As I delve into unhappiness, I appeal to the fathers of existentialism, among them Søren Kierkegaard, who solved this dilemma of the lack of inherent meaning in life by maintaining that “the individual is solely responsible for giving their own life meaning and living that life passionately and sincerely“.

That is, because there is no verifiable inherent meaning in life, I am both compelled and responsible to create my own meaning to life, and through forging passion for the fulfillment of this meaning, I will have forged my own happiness in the process– effectively creating happiness that I can know with a certainty is real, because I am the one that created it.

But of course, such a route is not one that I could be satisfied in taking, because it has already become clear to me that I am not myself, and as such do not have the right or ability to forge my own happiness. I must instead first return to myself (who?), and through that journey I will have determine what it is I need to do to find that ever-elusive meaning.

It is for this reason that I started th3g1vr, and for that reason that I am searching for the Essence of the Soul, but it has become clear to me that these are answers that I cannot find by searching for them– they are answers that must be discovered, not rationalized.

After all, rationalizations are for achieving answers to the otherwise incomprehensible questions by taking meaning away from things– essentially forcing meaning to present itself by stealing that meaning from the questions.

There is one thing that I know of that has made me feel truly happy, and that is when I am making memories with the one I love, my fiance’ — especially when we are kissing.

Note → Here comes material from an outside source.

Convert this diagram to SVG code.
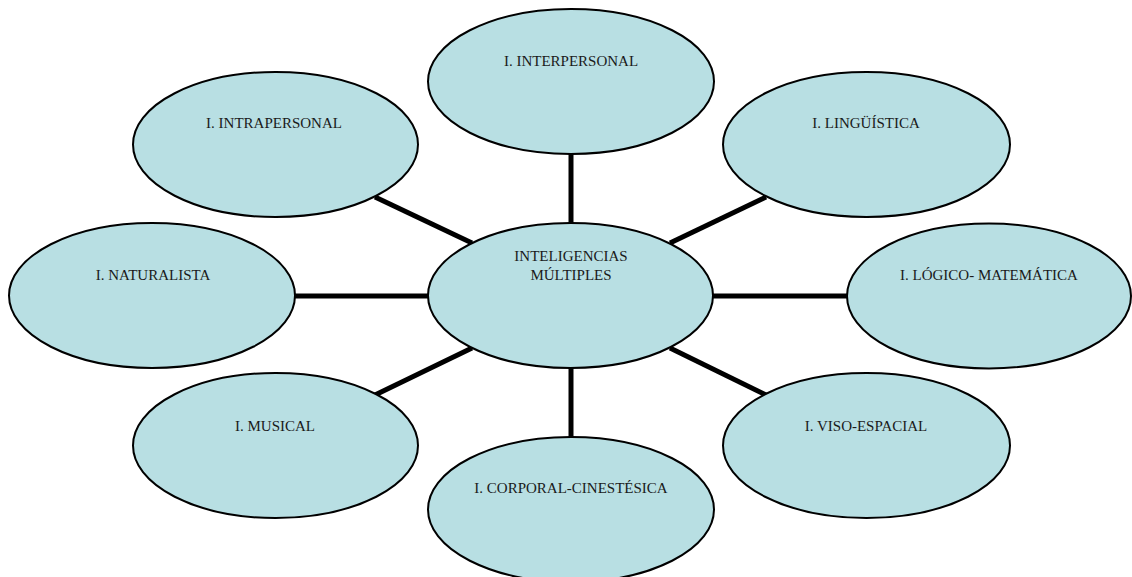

I am aware that even that happiness falls short of the profound joy that I seek– but it has at least become clear to me that if I am to be truly happy, that happiness lies primarily in these three things: Passion, Intimacy, and Commitment.

It is then curious a thing that these aforementioned elements are indeed the cornerstones of Love, at least according to the Triangular Theory of Love.

For this reason– although this may not necessarily be the path for all that seek true happiness– if I am to truly be happy, my pursuit should be of the complete fulfillment and consummation of Love.

To love this beautiful angel with all of my heart, mind, and soul– in that love will I achieve the greatest of joys.